In the listing below, count the lines containing the string "this" and state only the number.

>>>>>

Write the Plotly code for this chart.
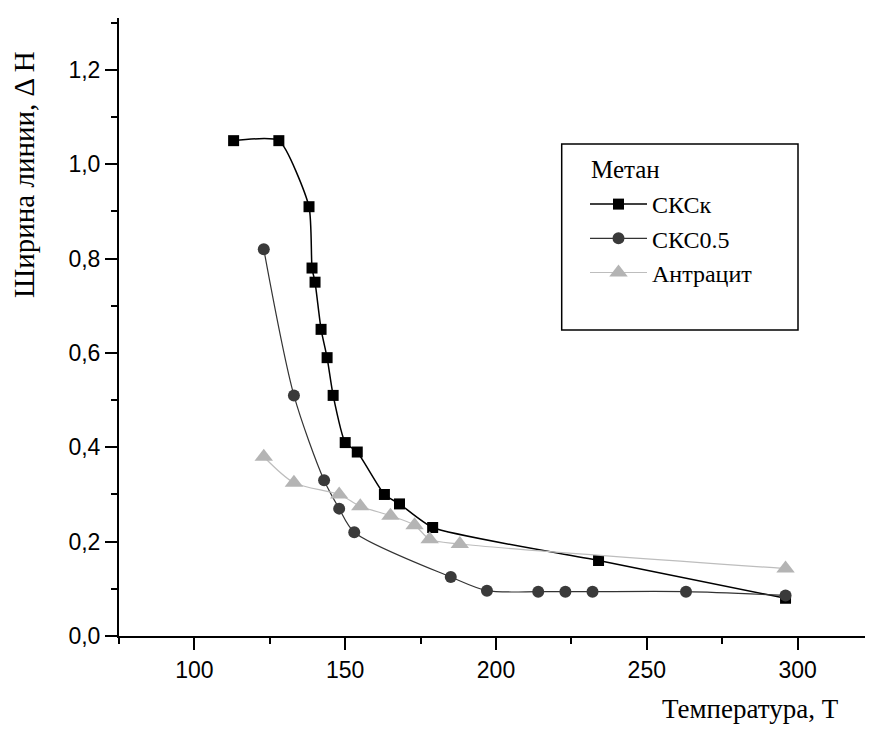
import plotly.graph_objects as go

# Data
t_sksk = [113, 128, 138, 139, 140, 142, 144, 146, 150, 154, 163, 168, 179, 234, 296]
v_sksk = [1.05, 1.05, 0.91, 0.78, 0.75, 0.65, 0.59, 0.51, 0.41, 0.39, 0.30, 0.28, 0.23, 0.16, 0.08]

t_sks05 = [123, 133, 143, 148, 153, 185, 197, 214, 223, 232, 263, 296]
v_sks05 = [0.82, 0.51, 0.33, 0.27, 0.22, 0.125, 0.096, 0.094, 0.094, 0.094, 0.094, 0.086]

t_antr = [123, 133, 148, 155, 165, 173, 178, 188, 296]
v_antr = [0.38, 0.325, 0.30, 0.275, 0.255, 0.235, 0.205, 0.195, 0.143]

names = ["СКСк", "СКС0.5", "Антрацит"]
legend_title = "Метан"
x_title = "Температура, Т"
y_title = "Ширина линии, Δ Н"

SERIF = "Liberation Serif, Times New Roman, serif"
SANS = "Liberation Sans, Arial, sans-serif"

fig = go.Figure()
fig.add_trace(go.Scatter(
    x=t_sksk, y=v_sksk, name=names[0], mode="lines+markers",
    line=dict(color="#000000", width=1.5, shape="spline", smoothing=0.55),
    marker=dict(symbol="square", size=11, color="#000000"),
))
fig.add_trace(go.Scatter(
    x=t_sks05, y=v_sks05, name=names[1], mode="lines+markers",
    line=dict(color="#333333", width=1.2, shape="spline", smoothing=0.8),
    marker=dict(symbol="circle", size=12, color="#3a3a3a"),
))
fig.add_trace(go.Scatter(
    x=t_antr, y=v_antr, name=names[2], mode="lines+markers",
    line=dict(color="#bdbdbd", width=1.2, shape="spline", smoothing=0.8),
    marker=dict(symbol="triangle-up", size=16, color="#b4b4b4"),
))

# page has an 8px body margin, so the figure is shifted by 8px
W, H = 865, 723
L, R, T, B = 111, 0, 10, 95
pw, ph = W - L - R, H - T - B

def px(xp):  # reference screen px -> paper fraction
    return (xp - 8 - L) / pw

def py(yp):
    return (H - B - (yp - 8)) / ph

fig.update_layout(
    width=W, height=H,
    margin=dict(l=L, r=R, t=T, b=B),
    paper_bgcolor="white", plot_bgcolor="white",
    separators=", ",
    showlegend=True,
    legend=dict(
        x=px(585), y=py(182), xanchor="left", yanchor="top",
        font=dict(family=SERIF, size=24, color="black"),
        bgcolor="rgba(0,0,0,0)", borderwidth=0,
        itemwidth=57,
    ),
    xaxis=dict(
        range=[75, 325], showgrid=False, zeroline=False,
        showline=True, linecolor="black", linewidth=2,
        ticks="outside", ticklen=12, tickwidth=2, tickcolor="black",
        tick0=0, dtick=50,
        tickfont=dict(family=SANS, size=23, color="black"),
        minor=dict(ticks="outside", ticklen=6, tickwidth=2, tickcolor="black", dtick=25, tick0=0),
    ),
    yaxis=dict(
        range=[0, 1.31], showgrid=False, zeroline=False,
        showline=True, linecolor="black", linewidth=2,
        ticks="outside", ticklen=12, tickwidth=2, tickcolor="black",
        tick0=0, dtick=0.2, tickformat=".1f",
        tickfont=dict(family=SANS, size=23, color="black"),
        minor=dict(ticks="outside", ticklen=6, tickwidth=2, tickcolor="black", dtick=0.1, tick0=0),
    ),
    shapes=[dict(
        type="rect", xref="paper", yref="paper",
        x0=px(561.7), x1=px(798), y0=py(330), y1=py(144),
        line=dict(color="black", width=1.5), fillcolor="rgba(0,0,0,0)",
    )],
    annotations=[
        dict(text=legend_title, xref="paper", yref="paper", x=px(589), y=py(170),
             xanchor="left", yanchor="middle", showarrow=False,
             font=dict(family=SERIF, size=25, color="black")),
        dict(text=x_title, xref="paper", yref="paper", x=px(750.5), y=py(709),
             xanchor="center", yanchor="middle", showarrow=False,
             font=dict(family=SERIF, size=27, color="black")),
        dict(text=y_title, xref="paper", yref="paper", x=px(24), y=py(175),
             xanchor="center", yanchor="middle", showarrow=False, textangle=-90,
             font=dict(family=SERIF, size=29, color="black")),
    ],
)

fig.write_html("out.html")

<<<<<
>>>>>

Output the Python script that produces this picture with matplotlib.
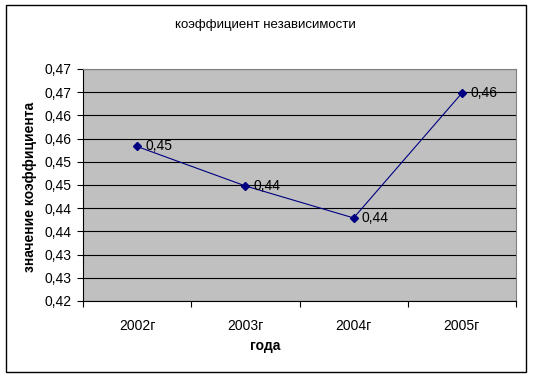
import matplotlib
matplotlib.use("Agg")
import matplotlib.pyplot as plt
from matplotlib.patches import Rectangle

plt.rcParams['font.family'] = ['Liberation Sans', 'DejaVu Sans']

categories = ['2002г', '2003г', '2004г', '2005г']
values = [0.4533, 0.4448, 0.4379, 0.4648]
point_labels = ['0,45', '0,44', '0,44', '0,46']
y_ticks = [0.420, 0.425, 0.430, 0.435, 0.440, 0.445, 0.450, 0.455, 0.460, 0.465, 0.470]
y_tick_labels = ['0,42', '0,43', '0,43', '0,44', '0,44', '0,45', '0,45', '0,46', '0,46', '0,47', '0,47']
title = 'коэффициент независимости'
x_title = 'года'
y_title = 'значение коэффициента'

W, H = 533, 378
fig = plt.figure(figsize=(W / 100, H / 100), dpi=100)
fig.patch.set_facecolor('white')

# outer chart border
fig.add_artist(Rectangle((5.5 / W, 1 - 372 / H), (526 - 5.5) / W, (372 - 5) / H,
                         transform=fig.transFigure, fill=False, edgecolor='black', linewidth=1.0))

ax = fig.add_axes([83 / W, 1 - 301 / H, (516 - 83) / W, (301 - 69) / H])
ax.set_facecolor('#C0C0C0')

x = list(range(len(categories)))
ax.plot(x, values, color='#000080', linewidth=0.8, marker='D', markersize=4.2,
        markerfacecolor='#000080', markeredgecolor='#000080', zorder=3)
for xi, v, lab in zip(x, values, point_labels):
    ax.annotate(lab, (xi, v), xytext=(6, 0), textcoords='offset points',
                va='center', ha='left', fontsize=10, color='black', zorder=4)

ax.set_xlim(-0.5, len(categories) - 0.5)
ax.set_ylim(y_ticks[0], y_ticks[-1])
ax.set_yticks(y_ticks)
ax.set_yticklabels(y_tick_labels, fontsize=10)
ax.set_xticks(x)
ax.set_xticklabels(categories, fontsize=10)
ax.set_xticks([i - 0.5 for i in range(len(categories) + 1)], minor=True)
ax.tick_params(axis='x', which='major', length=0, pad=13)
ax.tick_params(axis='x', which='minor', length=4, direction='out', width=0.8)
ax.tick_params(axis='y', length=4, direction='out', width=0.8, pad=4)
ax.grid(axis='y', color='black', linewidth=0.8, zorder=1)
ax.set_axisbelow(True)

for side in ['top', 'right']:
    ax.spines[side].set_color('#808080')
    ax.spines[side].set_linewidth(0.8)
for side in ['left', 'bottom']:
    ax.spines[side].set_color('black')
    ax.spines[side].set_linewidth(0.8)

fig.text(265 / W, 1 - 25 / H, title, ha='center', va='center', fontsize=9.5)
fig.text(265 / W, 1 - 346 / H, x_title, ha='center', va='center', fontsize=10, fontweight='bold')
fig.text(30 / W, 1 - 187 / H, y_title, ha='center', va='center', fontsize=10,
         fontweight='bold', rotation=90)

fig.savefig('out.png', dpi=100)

<<<<<

• [Worked answer] 2